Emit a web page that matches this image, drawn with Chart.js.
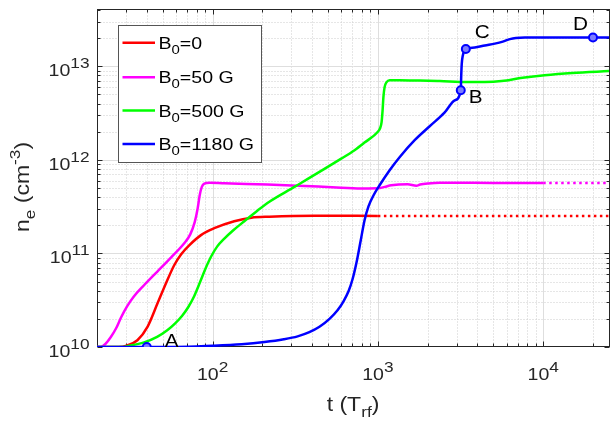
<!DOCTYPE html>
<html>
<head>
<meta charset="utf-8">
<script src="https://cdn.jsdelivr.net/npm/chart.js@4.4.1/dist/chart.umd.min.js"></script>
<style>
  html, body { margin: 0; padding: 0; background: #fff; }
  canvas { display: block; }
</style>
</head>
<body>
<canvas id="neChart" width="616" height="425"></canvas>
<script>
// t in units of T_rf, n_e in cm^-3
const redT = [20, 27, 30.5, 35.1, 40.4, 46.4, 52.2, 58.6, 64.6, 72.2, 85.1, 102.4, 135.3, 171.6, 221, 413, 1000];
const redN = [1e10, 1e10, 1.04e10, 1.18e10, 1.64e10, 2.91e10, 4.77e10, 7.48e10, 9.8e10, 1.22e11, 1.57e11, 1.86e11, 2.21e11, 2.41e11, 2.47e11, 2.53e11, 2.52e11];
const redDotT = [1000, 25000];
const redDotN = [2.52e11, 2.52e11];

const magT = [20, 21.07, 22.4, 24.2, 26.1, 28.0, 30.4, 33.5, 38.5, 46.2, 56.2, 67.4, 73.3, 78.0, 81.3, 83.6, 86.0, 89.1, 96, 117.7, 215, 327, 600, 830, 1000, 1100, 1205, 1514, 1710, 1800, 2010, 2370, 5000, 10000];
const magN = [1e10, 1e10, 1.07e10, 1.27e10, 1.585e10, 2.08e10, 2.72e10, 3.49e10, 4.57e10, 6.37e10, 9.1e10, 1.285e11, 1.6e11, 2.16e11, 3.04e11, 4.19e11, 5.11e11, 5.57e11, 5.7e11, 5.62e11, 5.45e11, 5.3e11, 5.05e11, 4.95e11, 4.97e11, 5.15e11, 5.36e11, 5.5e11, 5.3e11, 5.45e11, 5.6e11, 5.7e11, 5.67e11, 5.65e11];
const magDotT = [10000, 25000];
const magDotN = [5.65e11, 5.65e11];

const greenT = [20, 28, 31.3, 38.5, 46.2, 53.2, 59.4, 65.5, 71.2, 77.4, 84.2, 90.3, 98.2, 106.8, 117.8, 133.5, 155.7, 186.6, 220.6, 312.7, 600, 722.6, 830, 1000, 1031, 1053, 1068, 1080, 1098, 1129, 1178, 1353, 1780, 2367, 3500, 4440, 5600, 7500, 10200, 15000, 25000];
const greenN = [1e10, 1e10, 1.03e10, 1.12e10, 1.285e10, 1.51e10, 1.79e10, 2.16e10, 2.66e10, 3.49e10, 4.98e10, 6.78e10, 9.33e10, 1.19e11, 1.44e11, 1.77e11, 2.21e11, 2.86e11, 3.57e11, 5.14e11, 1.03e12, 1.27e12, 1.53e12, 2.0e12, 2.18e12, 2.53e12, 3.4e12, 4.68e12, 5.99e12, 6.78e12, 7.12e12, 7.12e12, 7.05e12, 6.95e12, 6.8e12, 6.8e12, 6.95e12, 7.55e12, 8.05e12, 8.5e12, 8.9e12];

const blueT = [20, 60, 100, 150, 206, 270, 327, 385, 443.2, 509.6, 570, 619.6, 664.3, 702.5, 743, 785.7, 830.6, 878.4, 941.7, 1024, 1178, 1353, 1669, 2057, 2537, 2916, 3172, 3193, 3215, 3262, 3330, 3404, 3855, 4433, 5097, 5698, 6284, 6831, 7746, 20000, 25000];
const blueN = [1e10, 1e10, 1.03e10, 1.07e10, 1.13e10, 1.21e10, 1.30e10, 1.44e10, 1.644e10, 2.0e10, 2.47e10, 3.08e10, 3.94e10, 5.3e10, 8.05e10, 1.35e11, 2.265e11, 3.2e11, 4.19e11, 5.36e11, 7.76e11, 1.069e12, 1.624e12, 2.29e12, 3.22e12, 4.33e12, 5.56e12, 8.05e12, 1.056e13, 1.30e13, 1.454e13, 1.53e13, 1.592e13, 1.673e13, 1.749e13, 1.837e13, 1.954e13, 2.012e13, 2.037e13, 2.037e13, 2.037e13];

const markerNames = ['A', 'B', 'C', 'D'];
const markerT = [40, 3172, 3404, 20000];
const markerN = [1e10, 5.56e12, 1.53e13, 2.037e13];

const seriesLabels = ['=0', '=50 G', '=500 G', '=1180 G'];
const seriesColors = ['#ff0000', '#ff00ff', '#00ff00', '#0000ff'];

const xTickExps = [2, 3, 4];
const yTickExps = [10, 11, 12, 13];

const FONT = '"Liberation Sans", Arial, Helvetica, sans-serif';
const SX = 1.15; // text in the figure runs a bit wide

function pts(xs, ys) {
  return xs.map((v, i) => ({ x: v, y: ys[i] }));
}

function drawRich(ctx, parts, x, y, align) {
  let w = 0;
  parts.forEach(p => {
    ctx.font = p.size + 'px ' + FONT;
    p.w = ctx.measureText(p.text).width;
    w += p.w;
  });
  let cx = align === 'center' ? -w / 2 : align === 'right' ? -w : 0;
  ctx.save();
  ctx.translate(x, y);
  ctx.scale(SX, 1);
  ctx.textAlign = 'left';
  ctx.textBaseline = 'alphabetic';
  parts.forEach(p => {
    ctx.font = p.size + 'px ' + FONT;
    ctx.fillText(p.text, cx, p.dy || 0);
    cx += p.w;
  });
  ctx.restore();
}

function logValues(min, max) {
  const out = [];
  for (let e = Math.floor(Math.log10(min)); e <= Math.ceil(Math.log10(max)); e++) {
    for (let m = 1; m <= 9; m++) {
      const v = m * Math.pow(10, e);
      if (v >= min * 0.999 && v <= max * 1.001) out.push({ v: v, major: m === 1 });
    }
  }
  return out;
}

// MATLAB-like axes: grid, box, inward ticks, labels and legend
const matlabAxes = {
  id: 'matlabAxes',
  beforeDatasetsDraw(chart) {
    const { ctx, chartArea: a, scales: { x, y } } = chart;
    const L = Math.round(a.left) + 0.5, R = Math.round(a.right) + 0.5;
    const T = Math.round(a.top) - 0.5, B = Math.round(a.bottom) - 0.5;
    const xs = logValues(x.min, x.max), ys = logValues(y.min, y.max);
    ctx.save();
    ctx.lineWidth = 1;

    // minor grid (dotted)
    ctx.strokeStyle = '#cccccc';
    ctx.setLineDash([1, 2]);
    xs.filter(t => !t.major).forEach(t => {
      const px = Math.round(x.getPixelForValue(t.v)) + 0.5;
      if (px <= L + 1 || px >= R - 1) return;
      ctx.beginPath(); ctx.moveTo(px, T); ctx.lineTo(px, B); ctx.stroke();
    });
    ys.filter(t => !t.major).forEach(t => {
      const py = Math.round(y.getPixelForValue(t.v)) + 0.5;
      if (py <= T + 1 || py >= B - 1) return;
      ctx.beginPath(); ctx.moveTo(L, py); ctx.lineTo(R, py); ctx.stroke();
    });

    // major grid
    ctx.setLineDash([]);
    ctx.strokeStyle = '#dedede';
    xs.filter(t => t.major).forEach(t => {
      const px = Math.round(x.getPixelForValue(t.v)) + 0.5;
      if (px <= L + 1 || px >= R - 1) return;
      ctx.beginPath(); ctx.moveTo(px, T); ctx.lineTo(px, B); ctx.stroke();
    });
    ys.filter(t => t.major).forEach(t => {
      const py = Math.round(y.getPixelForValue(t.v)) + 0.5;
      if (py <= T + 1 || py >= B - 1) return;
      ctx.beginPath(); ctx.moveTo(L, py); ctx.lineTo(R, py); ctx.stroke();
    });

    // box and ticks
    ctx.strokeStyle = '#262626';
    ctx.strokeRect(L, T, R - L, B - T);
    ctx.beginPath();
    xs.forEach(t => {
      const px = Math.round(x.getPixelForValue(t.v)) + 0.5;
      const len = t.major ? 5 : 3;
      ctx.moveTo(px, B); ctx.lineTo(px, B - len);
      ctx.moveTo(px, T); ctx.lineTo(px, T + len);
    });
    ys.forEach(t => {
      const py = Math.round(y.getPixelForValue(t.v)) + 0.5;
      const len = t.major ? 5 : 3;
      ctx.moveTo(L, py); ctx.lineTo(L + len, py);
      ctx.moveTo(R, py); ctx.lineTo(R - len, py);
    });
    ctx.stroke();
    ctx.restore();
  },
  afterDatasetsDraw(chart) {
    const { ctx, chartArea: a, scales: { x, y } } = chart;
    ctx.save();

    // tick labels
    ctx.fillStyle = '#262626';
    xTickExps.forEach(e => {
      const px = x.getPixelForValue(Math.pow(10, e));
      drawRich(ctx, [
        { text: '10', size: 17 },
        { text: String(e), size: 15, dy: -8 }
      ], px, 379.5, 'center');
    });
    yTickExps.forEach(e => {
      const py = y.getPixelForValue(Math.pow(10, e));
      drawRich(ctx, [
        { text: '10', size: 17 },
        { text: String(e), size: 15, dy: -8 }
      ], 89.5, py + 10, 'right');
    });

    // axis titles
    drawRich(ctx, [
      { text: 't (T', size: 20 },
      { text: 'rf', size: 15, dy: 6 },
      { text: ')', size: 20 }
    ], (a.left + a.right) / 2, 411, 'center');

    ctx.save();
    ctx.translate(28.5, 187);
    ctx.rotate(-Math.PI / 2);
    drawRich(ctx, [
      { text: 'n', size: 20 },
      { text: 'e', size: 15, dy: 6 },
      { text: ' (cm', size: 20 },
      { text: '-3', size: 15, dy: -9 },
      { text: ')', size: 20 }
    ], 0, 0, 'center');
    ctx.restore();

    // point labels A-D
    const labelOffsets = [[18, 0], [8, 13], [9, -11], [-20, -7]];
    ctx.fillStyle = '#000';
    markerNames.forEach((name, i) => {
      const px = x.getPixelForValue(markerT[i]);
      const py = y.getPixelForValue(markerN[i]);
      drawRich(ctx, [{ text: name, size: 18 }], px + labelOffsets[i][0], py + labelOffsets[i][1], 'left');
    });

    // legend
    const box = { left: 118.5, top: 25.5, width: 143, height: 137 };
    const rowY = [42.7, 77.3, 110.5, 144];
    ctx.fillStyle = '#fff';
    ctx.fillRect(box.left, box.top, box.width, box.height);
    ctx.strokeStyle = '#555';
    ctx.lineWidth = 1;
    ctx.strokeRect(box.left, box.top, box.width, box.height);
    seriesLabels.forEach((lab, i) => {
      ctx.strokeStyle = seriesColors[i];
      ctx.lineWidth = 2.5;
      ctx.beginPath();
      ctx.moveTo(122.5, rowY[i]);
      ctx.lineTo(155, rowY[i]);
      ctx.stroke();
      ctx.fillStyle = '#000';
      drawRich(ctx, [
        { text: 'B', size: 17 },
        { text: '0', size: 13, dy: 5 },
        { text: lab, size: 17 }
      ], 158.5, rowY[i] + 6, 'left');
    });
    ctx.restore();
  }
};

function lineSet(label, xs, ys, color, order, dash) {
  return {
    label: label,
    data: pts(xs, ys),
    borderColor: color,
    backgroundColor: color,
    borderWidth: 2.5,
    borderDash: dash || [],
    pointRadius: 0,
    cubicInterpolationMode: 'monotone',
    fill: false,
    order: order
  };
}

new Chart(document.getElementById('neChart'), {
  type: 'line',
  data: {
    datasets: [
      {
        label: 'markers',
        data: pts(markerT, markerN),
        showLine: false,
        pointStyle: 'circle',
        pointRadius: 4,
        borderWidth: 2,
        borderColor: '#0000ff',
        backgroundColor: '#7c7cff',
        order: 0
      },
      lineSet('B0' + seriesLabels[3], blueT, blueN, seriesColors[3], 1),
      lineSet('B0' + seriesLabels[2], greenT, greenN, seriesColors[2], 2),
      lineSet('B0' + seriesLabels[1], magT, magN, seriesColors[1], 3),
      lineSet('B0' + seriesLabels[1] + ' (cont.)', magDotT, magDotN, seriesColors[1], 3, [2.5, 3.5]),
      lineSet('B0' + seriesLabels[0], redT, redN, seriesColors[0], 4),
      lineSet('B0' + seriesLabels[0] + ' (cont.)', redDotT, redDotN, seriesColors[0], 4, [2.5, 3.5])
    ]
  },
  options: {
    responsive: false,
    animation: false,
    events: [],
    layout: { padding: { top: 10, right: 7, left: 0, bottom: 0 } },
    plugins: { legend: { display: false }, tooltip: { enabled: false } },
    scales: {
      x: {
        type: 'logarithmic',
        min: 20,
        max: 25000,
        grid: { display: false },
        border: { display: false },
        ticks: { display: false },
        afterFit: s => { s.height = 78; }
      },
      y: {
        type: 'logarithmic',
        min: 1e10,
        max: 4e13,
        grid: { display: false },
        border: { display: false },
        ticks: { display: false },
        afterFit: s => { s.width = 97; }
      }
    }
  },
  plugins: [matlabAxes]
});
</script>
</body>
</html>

### TASK TO COMPLETE
Return, unchanged, the lines from the first line of the material through the line that holds "const redDotN = [2.52e11, 2.52e11];", inclusive, omitting pictures.

### RESULT OF THE EXERCISE
Emit a web page that matches this image, drawn with Chart.js.
<!DOCTYPE html>
<html>
<head>
<meta charset="utf-8">
<script src="https://cdn.jsdelivr.net/npm/chart.js@4.4.1/dist/chart.umd.min.js"></script>
<style>
  html, body { margin: 0; padding: 0; background: #fff; }
  canvas { display: block; }
</style>
</head>
<body>
<canvas id="neChart" width="616" height="425"></canvas>
<script>
// t in units of T_rf, n_e in cm^-3
const redT = [20, 27, 30.5, 35.1, 40.4, 46.4, 52.2, 58.6, 64.6, 72.2, 85.1, 102.4, 135.3, 171.6, 221, 413, 1000];
const redN = [1e10, 1e10, 1.04e10, 1.18e10, 1.64e10, 2.91e10, 4.77e10, 7.48e10, 9.8e10, 1.22e11, 1.57e11, 1.86e11, 2.21e11, 2.41e11, 2.47e11, 2.53e11, 2.52e11];
const redDotT = [1000, 25000];
const redDotN = [2.52e11, 2.52e11];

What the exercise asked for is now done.